Transcribe every entry word for word. Skip the pictures.

— Begin —

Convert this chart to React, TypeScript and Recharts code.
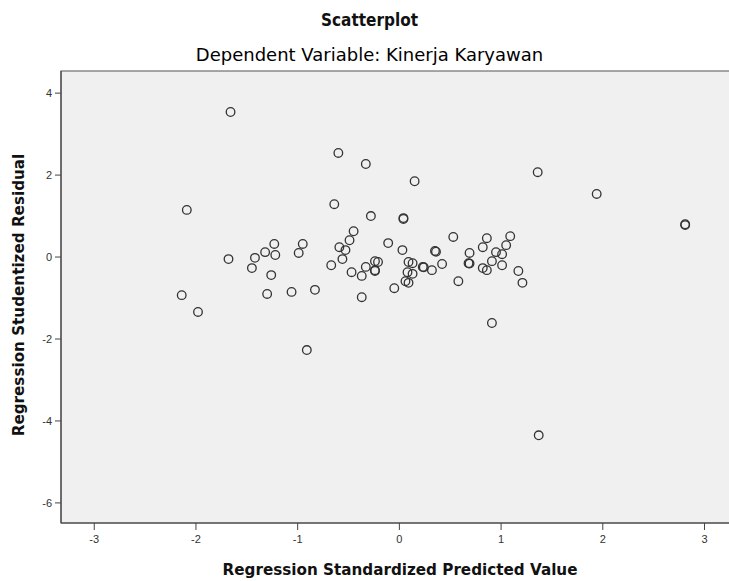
import React from "react";
import {
  ScatterChart,
  Scatter,
  XAxis,
  YAxis,
  ReferenceArea,
} from "recharts";

// Regression Standardized Predicted Value
const predicted = [
  -1.66, -0.6, -0.33, 0.15, 1.36, 1.94, -2.09, -0.64, -0.28, 0.04, 0.04, 2.81, 2.81,
  -0.45, -0.49, -0.11, -0.59, -0.53, 0.03, -1.23, -0.95, -1.32, -1.22, -0.99, -1.42,
  -1.68, -1.45, -0.56, -0.67, -1.26, -0.47, -0.37, -0.33, -0.24, -0.21, -0.24, -0.24,
  0.09, 0.13, 0.08, 0.13, 0.23, 0.24, 0.32, 0.06, 0.09, -0.05, -2.14, -1.98, -1.3,
  -1.06, -0.83, -0.37, -0.91, 0.35, 0.36, 1.37, 0.53, 0.42, 0.69, 0.68, 0.69, 0.58,
  0.86, 0.82, 1.09, 1.05, 0.95, 1.01, 0.91, 1.01, 0.82, 0.86, 1.17, 1.21, 0.91,
];

// Regression Studentized Residual
const residual = [
  3.54, 2.54, 2.27, 1.85, 2.07, 1.54, 1.15, 1.29, 1.0, 0.95, 0.93, 0.8, 0.78,
  0.63, 0.41, 0.34, 0.24, 0.17, 0.17, 0.32, 0.32, 0.12, 0.05, 0.1, -0.02,
  -0.05, -0.27, -0.05, -0.2, -0.44, -0.37, -0.46, -0.24, -0.1, -0.12, -0.34, -0.32,
  -0.12, -0.15, -0.37, -0.41, -0.24, -0.25, -0.32, -0.59, -0.63, -0.76, -0.93, -1.34, -0.9,
  -0.85, -0.8, -0.98, -2.27, 0.15, 0.13, -4.35, 0.49, -0.17, 0.1, -0.15, -0.16, -0.59,
  0.46, 0.24, 0.51, 0.29, 0.12, 0.07, -0.1, -0.2, -0.27, -0.32, -0.34, -0.63, -1.61,
];

const xTicks = [-3, -2, -1, 0, 1, 2, 3];
const yTicks = [4, 2, 0, -2, -4, -6];
const xDomain: [number, number] = [-3.327, 3.3];
const yDomain: [number, number] = [-6.49, 4.54];

const points = predicted.map((x, i) => ({ x, y: residual[i] }));

const tickFont = "'Liberation Sans', Arial, sans-serif";
const titleFont = "'DejaVu Sans', sans-serif";

export default function App() {
  return (
    <div
      style={{
        position: "absolute",
        left: 0,
        top: 0,
        width: 729,
        height: 581,
        overflow: "hidden",
        background: "#fff",
        fontFamily: titleFont,
        color: "#111",
      }}
    >
      <div
        style={{
          position: "absolute",
          top: 9.5,
          left: 369.5,
          transform: "translateX(-50%)",
          whiteSpace: "nowrap",
          fontSize: 17,
          lineHeight: "21px",
          fontFamily: "'DejaVu Sans Condensed', 'DejaVu Sans', sans-serif",
          fontStretch: "condensed",
          fontWeight: "bold",
        }}
      >
        Scatterplot
      </div>
      <div
        style={{
          position: "absolute",
          top: 43.6,
          left: 369.5,
          transform: "translateX(-50%)",
          whiteSpace: "nowrap",
          fontSize: 18,
          lineHeight: "21px",
          color: "#000",
        }}
      >
        Dependent Variable: Kinerja Karyawan
      </div>

      <div style={{ position: "absolute", left: 0, top: 0 }}>
        <ScatterChart
          width={740}
          height={581}
          margin={{ top: 71, right: 5, bottom: 28, left: 30 }}
        >
          <XAxis
            type="number"
            dataKey="x"
            domain={xDomain}
            ticks={xTicks}
            allowDataOverflow
            height={30}
            stroke="#444"
            tickSize={7}
            tickMargin={5}
            tick={{ fontSize: 11, fill: "#333", fontFamily: tickFont }}
          />
          <YAxis
            type="number"
            dataKey="y"
            domain={yDomain}
            ticks={yTicks}
            allowDataOverflow
            width={31}
            stroke="#444"
            tickSize={6}
            tickMargin={3}
            tick={{ fontSize: 11, fill: "#333", fontFamily: tickFont }}
          />
          <ReferenceArea
            x1={xDomain[0]}
            x2={xDomain[1]}
            y1={yDomain[0]}
            y2={yDomain[1]}
            fill="#f0f0f0"
            fillOpacity={1}
            stroke="#555"
            strokeWidth={1.2}
          />
          <Scatter
            data={points}
            isAnimationActive={false}
            shape={(props: any) => (
              <circle
                cx={props.cx}
                cy={props.cy}
                r={4.3}
                fill="none"
                stroke="#333"
                strokeWidth={1.3}
              />
            )}
          />
        </ScatterChart>
      </div>

      <div
        style={{
          position: "absolute",
          top: 560.7,
          left: 400,
          transform: "translateX(-50%)",
          whiteSpace: "nowrap",
          fontSize: 15.2,
          lineHeight: "18px",
          fontWeight: "bold",
        }}
      >
        Regression Standardized Predicted Value
      </div>
      <div
        style={{
          position: "absolute",
          left: 19,
          top: 295,
          transform: "translate(-50%, -50%) rotate(-90deg)",
          whiteSpace: "nowrap",
          fontSize: 15.2,
          lineHeight: "18px",
          fontWeight: "bold",
        }}
      >
        Regression Studentized Residual
      </div>
    </div>
  );
}
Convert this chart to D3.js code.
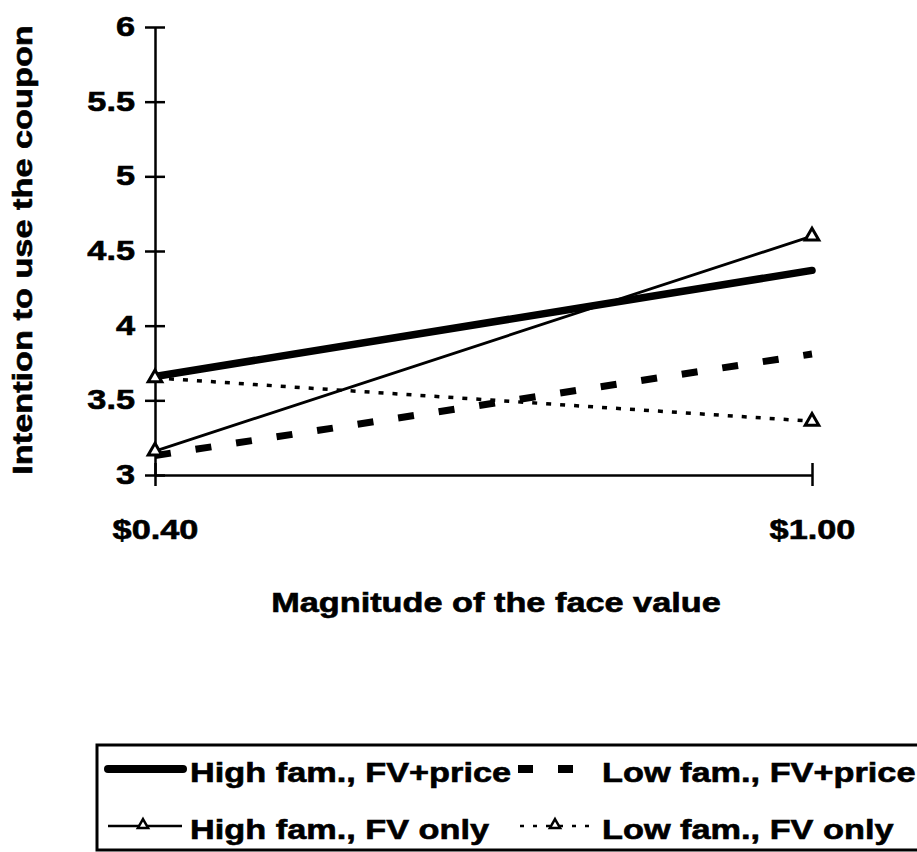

— End —

**TASK OUTPUT:**
Convert this chart to React, TypeScript and Recharts code.
import React from "react";
import {
  ScatterChart,
  Scatter,
  XAxis,
  YAxis,
  ReferenceArea,
} from "recharts";

// Regression Standardized Predicted Value
const predicted = [
  -1.66, -0.6, -0.33, 0.15, 1.36, 1.94, -2.09, -0.64, -0.28, 0.04, 0.04, 2.81, 2.81,
  -0.45, -0.49, -0.11, -0.59, -0.53, 0.03, -1.23, -0.95, -1.32, -1.22, -0.99, -1.42,
  -1.68, -1.45, -0.56, -0.67, -1.26, -0.47, -0.37, -0.33, -0.24, -0.21, -0.24, -0.24,
  0.09, 0.13, 0.08, 0.13, 0.23, 0.24, 0.32, 0.06, 0.09, -0.05, -2.14, -1.98, -1.3,
  -1.06, -0.83, -0.37, -0.91, 0.35, 0.36, 1.37, 0.53, 0.42, 0.69, 0.68, 0.69, 0.58,
  0.86, 0.82, 1.09, 1.05, 0.95, 1.01, 0.91, 1.01, 0.82, 0.86, 1.17, 1.21, 0.91,
];

// Regression Studentized Residual
const residual = [
  3.54, 2.54, 2.27, 1.85, 2.07, 1.54, 1.15, 1.29, 1.0, 0.95, 0.93, 0.8, 0.78,
  0.63, 0.41, 0.34, 0.24, 0.17, 0.17, 0.32, 0.32, 0.12, 0.05, 0.1, -0.02,
  -0.05, -0.27, -0.05, -0.2, -0.44, -0.37, -0.46, -0.24, -0.1, -0.12, -0.34, -0.32,
  -0.12, -0.15, -0.37, -0.41, -0.24, -0.25, -0.32, -0.59, -0.63, -0.76, -0.93, -1.34, -0.9,
  -0.85, -0.8, -0.98, -2.27, 0.15, 0.13, -4.35, 0.49, -0.17, 0.1, -0.15, -0.16, -0.59,
  0.46, 0.24, 0.51, 0.29, 0.12, 0.07, -0.1, -0.2, -0.27, -0.32, -0.34, -0.63, -1.61,
];

const xTicks = [-3, -2, -1, 0, 1, 2, 3];
const yTicks = [4, 2, 0, -2, -4, -6];
const xDomain: [number, number] = [-3.327, 3.3];
const yDomain: [number, number] = [-6.49, 4.54];

const points = predicted.map((x, i) => ({ x, y: residual[i] }));

const tickFont = "'Liberation Sans', Arial, sans-serif";
const titleFont = "'DejaVu Sans', sans-serif";

export default function App() {
  return (
    <div
      style={{
        position: "absolute",
        left: 0,
        top: 0,
        width: 729,
        height: 581,
        overflow: "hidden",
        background: "#fff",
        fontFamily: titleFont,
        color: "#111",
      }}
    >
      <div
        style={{
          position: "absolute",
          top: 9.5,
          left: 369.5,
          transform: "translateX(-50%)",
          whiteSpace: "nowrap",
          fontSize: 17,
          lineHeight: "21px",
          fontFamily: "'DejaVu Sans Condensed', 'DejaVu Sans', sans-serif",
          fontStretch: "condensed",
          fontWeight: "bold",
        }}
      >
        Scatterplot
      </div>
      <div
        style={{
          position: "absolute",
          top: 43.6,
          left: 369.5,
          transform: "translateX(-50%)",
          whiteSpace: "nowrap",
          fontSize: 18,
          lineHeight: "21px",
          color: "#000",
        }}
      >
        Dependent Variable: Kinerja Karyawan
      </div>

      <div style={{ position: "absolute", left: 0, top: 0 }}>
        <ScatterChart
          width={740}
          height={581}
          margin={{ top: 71, right: 5, bottom: 28, left: 30 }}
        >
          <XAxis
            type="number"
            dataKey="x"
            domain={xDomain}
            ticks={xTicks}
            allowDataOverflow
            height={30}
            stroke="#444"
            tickSize={7}
            tickMargin={5}
            tick={{ fontSize: 11, fill: "#333", fontFamily: tickFont }}
          />
          <YAxis
            type="number"
            dataKey="y"
            domain={yDomain}
            ticks={yTicks}
            allowDataOverflow
            width={31}
            stroke="#444"
            tickSize={6}
            tickMargin={3}
            tick={{ fontSize: 11, fill: "#333", fontFamily: tickFont }}
          />
          <ReferenceArea
            x1={xDomain[0]}
            x2={xDomain[1]}
            y1={yDomain[0]}
            y2={yDomain[1]}
            fill="#f0f0f0"
            fillOpacity={1}
            stroke="#555"
            strokeWidth={1.2}
          />
          <Scatter
            data={points}
            isAnimationActive={false}
            shape={(props: any) => (
              <circle
                cx={props.cx}
                cy={props.cy}
                r={4.3}
                fill="none"
                stroke="#333"
                strokeWidth={1.3}
              />
            )}
          />
        </ScatterChart>
      </div>

      <div
        style={{
          position: "absolute",
          top: 560.7,
          left: 400,
          transform: "translateX(-50%)",
          whiteSpace: "nowrap",
          fontSize: 15.2,
          lineHeight: "18px",
          fontWeight: "bold",
        }}
      >
        Regression Standardized Predicted Value
      </div>
      <div
        style={{
          position: "absolute",
          left: 19,
          top: 295,
          transform: "translate(-50%, -50%) rotate(-90deg)",
          whiteSpace: "nowrap",
          fontSize: 15.2,
          lineHeight: "18px",
          fontWeight: "bold",
        }}
      >
        Regression Studentized Residual
      </div>
    </div>
  );
}
Convert this chart to D3.js code.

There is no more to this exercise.